The pandemic has made consumers' relationship with money even more complicated. Many people coped with the disruptions and risk to health by buying things because it gave a sense of temporary pleasure, Hagen said.

And consumers more often turned to shopping on the computer or phone, which have lower obstacles to purchases, Hagen said. The end result for some was that it was harder to keep track of spending.

"We fully acknowledge that our finances are not just numbers. Our feelings are interwoven in our financial decisions everyday," said Kim Miller, a financial counselor at Lutheran Social Service of Minnesota (LSS).

"When we need to reduce spending, our brains fight us because we don't like less," Miller added.

Bridget Littlefield has been living on the financial edge for years, but the anxiety around the pandemic and skyrocketing prices has pushed her to focus on building savings for future emergencies.

"I want to get myself in shape and my family in shape and make the best of the situation," she said.

Five years ago, her husband, Kevin, quit his job to care for his father who suffered from dementia. Ever since, things have been tight for the Rosemount couple.

They have two teenage daughters as well as a niece living with them, all on Bridget's $35,000 income. The couple's car died months ago so she walks or uses public transportation. Her father-in-law passed away in recent months and so did her mother.

Meanwhile, she sees higher prices everywhere, even the Dollar Tree, which has raised them to $1.25.

"I was floored when I went in to get my toilet paper and it was at $2.50," said Littlefield of the two four-packs she purchases there. She sometimes stops at the Open Door Pantry food shelf to fill in the gaps.

Still, Littlefield is optimistic about the future. She is starting a new job at the airport with a $40,000 salary. Her husband is returning to lawn work. They plan to use a tax refund for a car.

"We're in the rebuilding stage," she said.

Cindy Ferris of Minneapolis has a successful career in digital marketing but, at 65, is being intentional about countering inflation as she prepares to retire.

"I have a good job but my salary isn't going as far as it used to so I've dialed down my spending because inflation is increasing at a faster rate than my annual bonus and raise," she said.

Ferris has cut her costs by about 7%. She used to set her thermostat at 69 and has turned it down to 67 and, at night, 64. Ferris also trimmed her cable bill. No more Target runs. She still shops at Lunds & Byerlys but skips the salmon frequently and no longer eats sugar, a plus for her health.

Ferris makes a pot of soup every week and freezes portions and she eats produce she grows in her basement.

"Sometimes I'll even have eggs for dinner to save money and yet get protein in my diet," she said.

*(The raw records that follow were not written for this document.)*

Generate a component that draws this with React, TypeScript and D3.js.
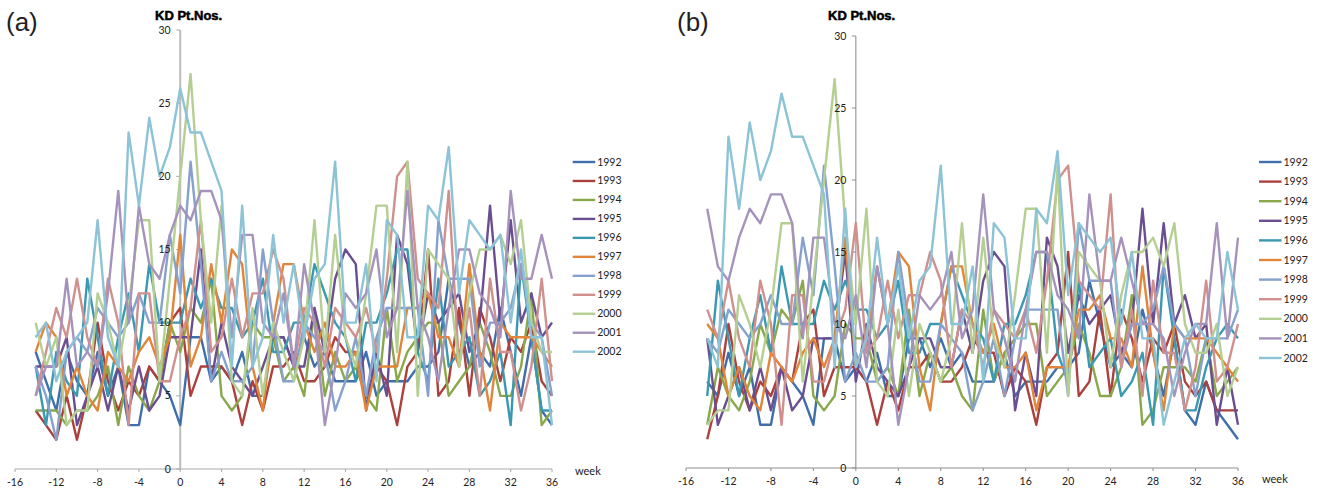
import React from "react";
import * as d3 from "d3";

// Weekly patient numbers per year, read at weeks -14..36 of panel (a); the extra values at the end
// of each list are the last weeks of panel (b), where each year is moved earlier by its offset.
const y1992 = [8,6,4,8,6,5,8,5,7,3, 3,7,6,5,3,9,9,6,7,6, 8,5,5,9,9,7,9,7,8,6, 6,6,8,5,6,6,6,7,7,8, 13,10,7,8,7,11,8,5,9,4,3, 6,4,3,2];
const y1993 = [4,3,2,5,2,5,10,6,4,6, 5,7,6,10,11,5,7,7,7,6, 3,6,4,7,7,8,6,6,7,9, 8,8,5,7,6,3,7,8,15,5, 6,11,5,11,9,6,9,8,10,6,5, 6,4,4,4];
const y1994 = [4,4,4,3,4,4,5,7,3,7, 5,4,6,10,8,11,10,13,5,4, 5,10,9,9,6,7,5,11,5,8, 6,7,5,4,11,6,8,9,10,10, 5,6,7,10,8,5,5,7,12,3,4, 7,7,7,6,9,5,6,7];
const y1995 = [7,7,7,9,3,5,7,4,7,4, 7,4,5,9,9,9,15,6,10,7, 6,5,7,9,9,7,7,11,8,13, 15,14,4,8,5,16,14,8,12,10, 11,12,8,10,18,10,17,10,12,9,10, 3,7,3];
const y1996 = [7,3,8,6,5,13,9,5,9,12, 8,14,10,10,10,13,11,13,11,11, 9,10,13,8,8,10,10,14,12,10, 9,6,10,10,12,15,15,8,6,13, 7,8,9,5,6,8,3,14,9,4,4, 7,9,10,9];
const y1997 = [8,10,9,5,7,5,4,8,7,6, 8,9,7,9,16,7,9,14,10,15, 14,7,4,10,14,14,10,8,10,7, 7,8,4,7,7,7,11,11,12,9, 9,7,14,8,4,10,9,9,9,8,7, 6];
const y1998 = [7,5,2,8,9,8,11,10,9,10, 12,10,10,16,12,21,14,6,8,6, 6,7,15,10,6,6,10,9,8,4, 6,9,5,9,11,11,11,11,5,17, 13,13,13,7,10,10,11,14,10,9,5, 9,9,9,11];
const y1999 = [5,8,11,9,13,9,7,13,10,3, 12,12,6,6,9,11,17,8,9,13, 9,12,12,15,13,7,11,10,7,11, 10,9,11,8,13,20,21,13,12,11, 19,7,11,5,13,8,8,4,7,13,6, 7,10];
const y2000 = [10,7,9,3,4,4,12,10,7,11, 17,17,6,13,20,27,17,10,18,6, 5,11,5,10,8,6,9,17,8,16, 9,7,12,18,18,8,21,5,15,14, 13,7,12,15,15,16,14,17,10,8,8, 10,5,7];
const y2001 = [5,7,7,13,7,8,7,12,19,10, 18,14,13,16,18,17,19,19,17,9, 16,16,10,9,12,7,14,10,3,7, 12,11,12,15,9,11,19,11,9,6, 11,15,15,12,11,9,19,13,13,16,13, 10,10,9,5,8,10,10,17,9,16];
const y2002 = [9,10,6,8,9,10,17,9,7,23, 18,24,20,22,26,23,23,21,19,7, 18,7,9,16,10,14,9,13,14,21, 10,10,14,6,17,16,9,9,18,17, 22,12,17,16,15,16,10,15,9,9,3, 6,9,10,9,9,15,11];

const years = ["1992","1993","1994","1995","1996","1997","1998","1999","2000","2001","2002"];
const seriesValues = [y1992,y1993,y1994,y1995,y1996,y1997,y1998,y1999,y2000,y2001,y2002];
const offsets = [4,4,8,3,4,1,4,2,3,10,7];
const colors = ["#3f6fab","#ab403d","#88a84b","#6a4e90","#3a98b1","#e0853a","#86a1cd","#cf908e","#b5cf93","#a593bc","#8cc3d6"];
const xTicks = [-16,-12,-8,-4,0,4,8,12,16,20,24,28,32,36];
const yTicks = [0,5,10,15,20,25,30];
const FIRST_WEEK = -14;
const LAST_WEEK = 36;

const LABEL_FONT = "Lato, 'Open Sans', sans-serif";
const TITLE_FONT = "'Liberation Sans', Arial, sans-serif";

type PanelProps = {
  name: string; shifted: boolean;
  x0: number; x1: number; y0: number; y1: number;
  axisColor: string; yAxisColor: string; yAxisWidth: number;
  titleX: number; nameX: number; weekX: number; weekY: number;
  legendLine: number; legendTop: number; legendStep: number;
};

function Panel(p: PanelProps) {
  const x = d3.scaleLinear().domain([-16, 36]).range([p.x0, p.x1]);
  const y = d3.scaleLinear().domain([0, 30]).range([p.y0, p.y1]);
  const line = d3.line<[number, number]>().x(d => x(d[0])).y(d => y(d[1])).curve(d3.curveLinear);
  const weeks = d3.range(FIRST_WEEK, LAST_WEEK + 1);
  const legend = d3.scaleLinear().domain([0, 1]).range([p.legendTop, p.legendTop + p.legendStep]);
  return (
    <g>
      <text x={p.nameX} y={31} fontFamily={TITLE_FONT} fontSize={26} fill="#222">{p.name}</text>
      <text x={p.titleX} y={20} fontFamily={TITLE_FONT} fontSize={13} fontWeight={700} fill="#000" stroke="#000" strokeWidth={0.5}>KD Pt.Nos.</text>
      <line x1={x(0)} x2={x(0)} y1={y(0)} y2={y(30)} stroke={p.yAxisColor} strokeWidth={p.yAxisWidth} />
      <line x1={x(-16)} x2={x(36)} y1={y(0)} y2={y(0)} stroke={p.axisColor} strokeWidth={1} />
      {xTicks.map(t => (
        <line key={t} x1={x(t)} x2={x(t)} y1={y(0)} y2={y(0) + 3} stroke={p.axisColor} />
      ))}
      {yTicks.map(t => (
        <line key={t} x1={x(0) - 4} x2={x(0)} y1={y(t)} y2={y(t)} stroke={p.axisColor} />
      ))}
      {seriesValues.map((vals, i) => {
        const offs = p.shifted ? offsets[i] : 0;
        const pts = weeks.map((w, k) => [w, vals[k + offs]] as [number, number]);
        return <path key={years[i]} d={line(pts) ?? ""} fill="none" stroke={colors[i]} strokeWidth={2.4} strokeLinejoin="round" />;
      })}
      {xTicks.map(t => (
        <text key={t} x={x(t)} y={y(0) + 17} textAnchor="middle" fontFamily={LABEL_FONT} fontSize={10.5} fill="#222">{t}</text>
      ))}
      {yTicks.map(t => (
        <text key={t} x={x(0) - 9.5} y={y(t) + 3.5} textAnchor="end" fontFamily={LABEL_FONT} fontSize={10.5} fill="#222">{t}</text>
      ))}
      <text x={p.weekX} y={p.weekY} fontFamily={LABEL_FONT} fontSize={11} fill="#222">week</text>
      {years.map((yr, i) => (
        <g key={yr}>
          <line x1={p.legendLine} x2={p.legendLine + 22.5} y1={legend(i)} y2={legend(i)} stroke={colors[i]} strokeWidth={2.4} />
          <text x={p.legendLine + 24.5} y={legend(i) + 3.5} fontFamily={LABEL_FONT} fontSize={10.5} fill="#222">{yr}</text>
        </g>
      ))}
    </g>
  );
}

export default function App() {
  return (
    <svg width={1318} height={491} style={{ position: "absolute", left: 0, top: 0, background: "#fff" }}>
      <Panel name="(a)" shifted={false} x0={15} x1={552} y0={469} y1={30}
        axisColor="#a8a8a8" yAxisColor="#bcbcbc" yAxisWidth={2}
        titleX={155} nameX={6} weekX={575} weekY={475}
        legendLine={572.7} legendTop={162} legendStep={18.97} />
      <Panel name="(b)" shifted={true} x0={686} x1={1238} y0={468} y1={36}
        axisColor="#8e8e8e" yAxisColor="#868686" yAxisWidth={1}
        titleX={828} nameX={677} weekX={1262} weekY={483}
        legendLine={1259} legendTop={162} legendStep={19.6} />
    </svg>
  );
}
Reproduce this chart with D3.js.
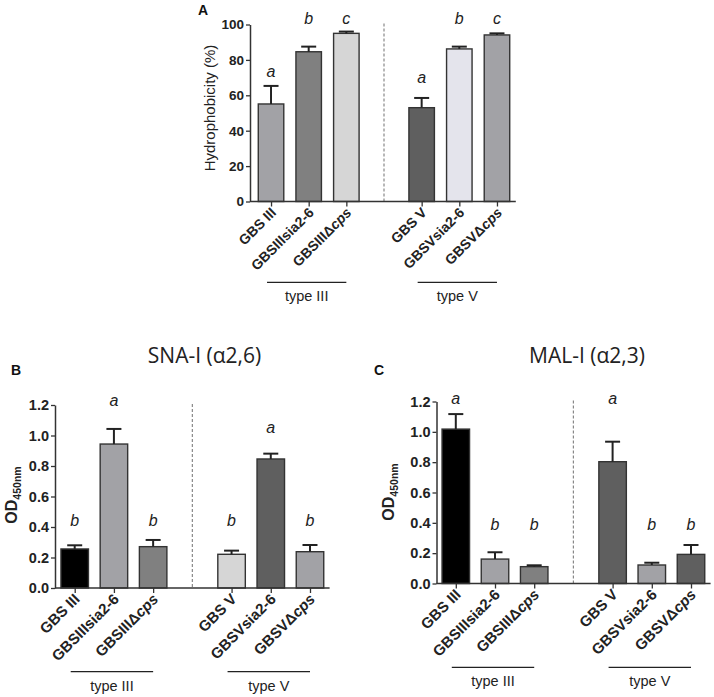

Ferris wants to be prepared for the worst. "I took steps in all of those areas because I felt it necessary," she said. "It wasn't that there was a crisis in my life. It's that I wanted to be prepared because we're in such a state of the unknown."

As Hatfield stirred her chili over the stove, she tried to think how far she could make the dish stretch. Her guess was four meals.

"I do find that you have to treat this more like a game," she said. "How much can I save?"